About DBT

March 18th, 2024
man laying down and looking melancholic.
A little more about DBT (dialectical behavior therapy) – there are 4 categories of skills that it teaches. We will go through all 4 in the coming weeks starting with mindfulness today. Each skill will have an image or video to further explain it. 
 
“Mindfulness is a way of befriending ourselves and our experience.” -Jon Kabat-Zinn
The goals DBT has for us as we work on mindfulness are: reduce suffering and increase happiness; increase control of your mind; experience reality as it is. 
 
1. Wise Mind – is a balanced, aware perspective that helps in moving forward to goals, and using our innate wisdom.

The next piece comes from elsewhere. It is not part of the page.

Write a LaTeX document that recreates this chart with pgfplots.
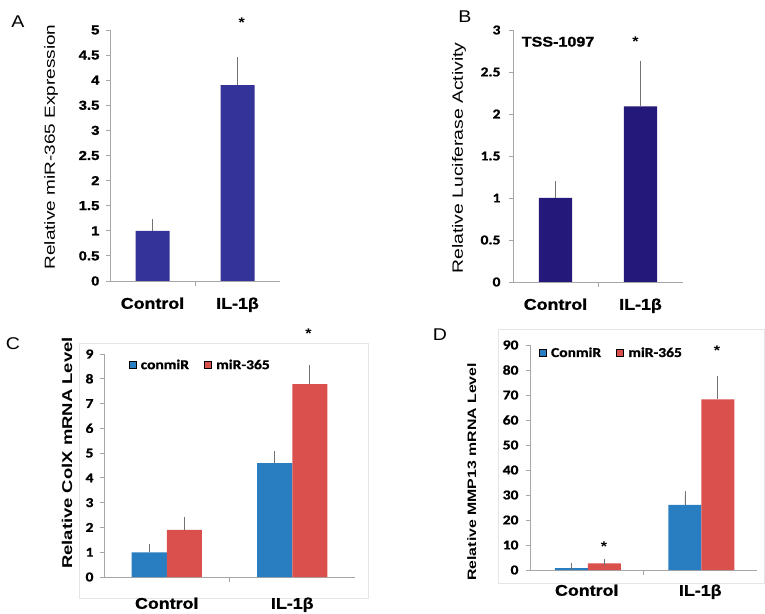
\documentclass[border=0pt]{standalone}
\usepackage{pgfplots}
\pgfplotsset{compat=1.18}
\usepackage{fontspec}
\setmainfont{Liberation Sans}
\newfontfamily\arial{Liberation Sans}[FakeStretch=1.15]
\newfontfamily\arialT{Liberation Sans}[FakeStretch=1.15, BoldFeatures={FakeBold=1.2}]
\newfontfamily\arialw{Liberation Sans}[FakeStretch=1.3]
\newfontfamily\carl{Carlito}[FakeStretch=1.15]
\newfontfamily\carlT{Carlito}[FakeStretch=1.15, BoldFeatures={FakeBold=1.2}]
\definecolor{navyA}{RGB}{51,51,153}
\definecolor{navyB}{RGB}{36,24,122}
\definecolor{cblue}{RGB}{40,126,192}
\definecolor{cred}{RGB}{217,80,77}
\pgfplotsset{
 panel/.style={
  scale only axis, enlargelimits=false, clip=false,
  axis x line*=bottom, axis y line*=left,
  axis line style={gray!70, line width=0.8pt, -},
  xmin=0, xmax=2, ymin=0,
  xtick={0.5,1.5}, xticklabels={Control, IL-1β},
  minor xtick={1},
  tick align=outside,
  major tick length=4pt, minor tick length=5pt,
  major x tick style={draw=none},
  minor x tick style={gray!70, line width=0.8pt},
  ytick style={gray!70, line width=0.8pt},
  legend image code/.code={\fill[##1] (0pt,-3.5pt) rectangle (7pt,3.5pt); \path[draw=none,fill=none] (0pt,0pt) -- (10pt,0pt);},
 },
 errs/.style={error bars/.cd, y dir=plus, y explicit,
   error bar style={black!55, line width=0.8pt},
   error mark options={black!55, mark size=3.5pt, line width=0.8pt}},
}
\begin{document}
\begin{tikzpicture}
\useasboundingbox (0,0) rectangle (765pt,613pt);
% frames of C and D
\draw[gray!20, line width=0.6pt] (79pt,270pt) rectangle (368pt,15pt);
\draw[gray!20, line width=0.6pt] (498pt,284pt) rectangle (764pt,30pt);
% panel letters
\node[font=\arial\fontsize{17}{17}\selectfont] at (18pt,591pt) {A};
\node[font=\arial\fontsize{17}{17}\selectfont] at (465pt,596pt) {B};
\node[font=\arial\fontsize{17}{17}\selectfont] at (13pt,269pt) {C};
\node[font=\arial\fontsize{17}{17}\selectfont] at (440pt,278pt) {D};

% ---------------- A
\begin{axis}[panel, at={(110pt,332pt)}, anchor=south west, width=170pt, height=251pt,
  ymax=5, ytick={0,0.5,1,1.5,2,2.5,3,3.5,4,4.5,5},
  yticklabels={0,0.5,1,1.5,2,2.5,3,3.5,4,4.5,5},
  xticklabel style={font=\arialT\bfseries\fontsize{15.5}{15.5}\selectfont, yshift=-9pt},
  y tick label style={font=\arialT\bfseries\fontsize{13}{13}\selectfont, xshift=-3pt},
  every axis y label/.style={at={(axis description cs:-0.347,0.534)}, rotate=90, anchor=center, font=\arialw\fontsize{14.6}{14.6}\selectfont},
  ylabel={Relative miR-365 Expression}]
\addplot[ybar, bar width=0.4, bar shift=0pt, fill=navyA, draw=none, errs] coordinates {(0.5,1.0) +- (0,0.16) (1.5,3.9) +- (0,0.5)};
\node[font=\arial\bfseries\fontsize{14}{14}\selectfont] at (axis cs:1.55,5.15) {*};
\end{axis}

% ---------------- B
\begin{axis}[panel, at={(513pt,331pt)}, anchor=south west, width=170pt, height=252pt,
  ymax=3, ytick={0,0.5,1,1.5,2,2.5,3},
  yticklabels={0,0.5,1,1.5,2,2.5,3},
  xticklabel style={font=\arialT\bfseries\fontsize{15.5}{15.5}\selectfont, yshift=-9pt},
  y tick label style={font=\carlT\bfseries\fontsize{13.5}{13.5}\selectfont, xshift=-5pt},
  every axis y label/.style={at={(axis description cs:-0.318,0.492)}, rotate=90, anchor=center, font=\arialw\fontsize{14.9}{14.9}\selectfont},
  ylabel={Relative Luciferase Activity}]
\addplot[ybar, bar width=0.39, bar shift=0pt, fill=navyB, draw=none, errs] coordinates {(0.5,1.0) +- (0,0.16) (1.5,2.09) +- (0,0.5)};
\node[font=\arialT\bfseries\fontsize{14}{14}\selectfont] at (axis cs:0.53,2.86) {TSS-1097};
\node[font=\arial\bfseries\fontsize{14}{14}\selectfont] at (axis cs:1.44,2.86) {*};
\end{axis}

% ---------------- C
\begin{axis}[panel, at={(104pt,36pt)}, anchor=south west, width=251pt, height=223pt,
  ymax=9, ytick={0,1,2,3,4,5,6,7,8,9},
  yticklabels={0,1,2,3,4,5,6,7,8,9},
  xticklabel style={font=\arialT\bfseries\fontsize{15.5}{15.5}\selectfont, yshift=-13pt},
  y tick label style={font=\carlT\bfseries\fontsize{13.5}{13.5}\selectfont, xshift=-3pt},
  every axis y label/.style={at={(axis description cs:-0.147,0.556)}, rotate=90, anchor=center, font=\arialw\bfseries\fontsize{14.2}{14.2}\selectfont},
  ylabel={Relative ColX mRNA Level},
  legend style={draw=none, fill=none, at={(axis cs:0.17,8.55)}, anchor=west, legend columns=2,
    font=\carlT\bfseries\fontsize{13.5}{13.5}\selectfont,
    /tikz/every even column/.append style={column sep=13pt}}]
\addplot[ybar, forget plot, bar width=0.28, bar shift=0pt, fill=cblue, draw=none, errs] coordinates {(0.36,0.99) +- (0,0.22) (1.36,4.6) +- (0,0.35)};
\addplot[ybar, forget plot, bar width=0.28, bar shift=0pt, fill=cred, draw=none, errs] coordinates {(0.64,1.9) +- (0,0.37) (1.64,7.78) +- (0,0.62)};
\addlegendimage{fill=cblue}\addlegendentry{conmiR}
\addlegendimage{fill=cred}\addlegendentry{miR-365}
\node[font=\arial\bfseries\fontsize{14}{14}\selectfont] at (axis cs:1.63,9.8) {*};
\end{axis}

% ---------------- D
\begin{axis}[panel, at={(530pt,43pt)}, anchor=south west, width=227pt, height=225pt,
  ymax=90, ytick={0,10,20,30,40,50,60,70,80,90},
  yticklabels={0,10,20,30,40,50,60,70,80,90},
  xticklabel style={font=\arialT\bfseries\fontsize{15.5}{15.5}\selectfont, yshift=-7pt},
  y tick label style={font=\carlT\bfseries\fontsize{13.5}{13.5}\selectfont, xshift=-4pt},
  every axis y label/.style={at={(axis description cs:-0.256,0.436)}, rotate=90, anchor=center, font=\arialw\bfseries\fontsize{12.2}{12.2}\selectfont},
  ylabel={Relative MMP13 mRNA Level},
  legend style={draw=none, fill=none, at={(axis cs:0.05,86.8)}, anchor=west, legend columns=2,
    font=\carlT\bfseries\fontsize{13.5}{13.5}\selectfont,
    /tikz/every even column/.append style={column sep=13pt}}]
\addplot[ybar, forget plot, bar width=0.29, bar shift=0pt, fill=cblue, draw=none, errs] coordinates {(0.365,0.8) +- (0,0.5) (1.365,26.1) +- (0,4.1)};
\addplot[ybar, forget plot, bar width=0.29, bar shift=0pt, fill=cred, draw=none, errs] coordinates {(0.655,2.7) +- (0,0.5) (1.655,68.2) +- (0,8.0)};
\addlegendimage{fill=cblue}\addlegendentry{ConmiR}
\addlegendimage{fill=cred}\addlegendentry{miR-365}
\node[font=\arial\bfseries\fontsize{14}{14}\selectfont] at (axis cs:0.652,9.5) {*};
\node[font=\arial\bfseries\fontsize{14}{14}\selectfont] at (axis cs:1.647,87.6) {*};
\end{axis}
\end{tikzpicture}
\end{document}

Wise mind is finding a middle path between an emotional mind and a reasonable mind. Emotional mind can be when we find ourselves ruled by our feelings, moods, and urges; dismissing facts and logic; being reactive and impulsive. Reasonable mind is when we find ourselves ruled by facts, reason, and logic; dismissing values and feelings; and seeming cool, rational, and task oriented. And wise mind is when we are using: intuitive thinking; common sense; balance; and wisdom. 
 
 

Mindfulness “what” skills: 

 
2. Observe – notice your body sensations (through your eyes, ears, nose, skin and tongue). Pay attention on purpose to the present moment. Practice wordless watching with watching thoughts come into your mind and let them slip right by like clouds in the sky. Notice each feeling, coming and going, like waves in the ocean. Observe both inside and outside yourself. 
 
3. Describe – put words on the experience like when a feeling or thought arises, or you do something, acknowledge it. Label what you observe; put a name on your feelings. Label a thought as just a thought, a feeling as just a feeling, an action as just an action. Unglue your interpretations and opinions from the facts. Describe the “who, what, when, and where” that you observe. Just the facts. Remember if you can’t observe it through your senses, you can’t describe it. 
 
4. Participate – throw yourself completely into activities of the current moment. Do not separate yourself from what is going on in the moment (dancing, cleaning, talking to a friend, feeling happy or sad). Become one with whatever you are doing, completely forgetting yourself. Throw your attention to the moment. Act intuitively from Wise Mind. Do just what is needed in each situation – neither willful (unwilling) nor sitting on your hands. Go with the flow – try your best to respond with spontaneity. 
 

Mindfulness “how” skills: 

 
5. Non-judgmentally – See, but don’t evaluate as good or bad; just the facts. Accept each moment like a blanket spread out on the lawn accepting both the rain and the sun and each leaf that falls upon it. Acknowledge the difference between the helpful and the harmful, the safe and the dangerous, but don’t judge them. Acknowledge your values, your wishes, your emotional reactions, but don’t judge them. When you find yourself judging, don’t judge your judging. 
 
6. One-mindfully – pay attention to yourself now. be completely present to this one moment. Try a body scan meditation. Do one thing at a time notice the desire to be half-present, to be somewhere else, to go somewhere else in your mind, to multi-task…and then come back to one thing at a time. Let go of distractions if other actions, thoughts, or strong feelings distract you, go back to what you are doing…again, and again. Concentrate your mind if you find you are doing two things at a once, stop…go back to one thing at a time. 
 
7. Effectively – be mindful of your goals in the situation and do what is necessary to achieve them. Focus on what works don’t let emotion mind get in the way of being effective. Act as skillfully as you can do what is needed for the situation you are in…not the situation you wish you were in; not the one that is fair; not the one that is more comfortable. Let go of willfulness and sitting on your hands.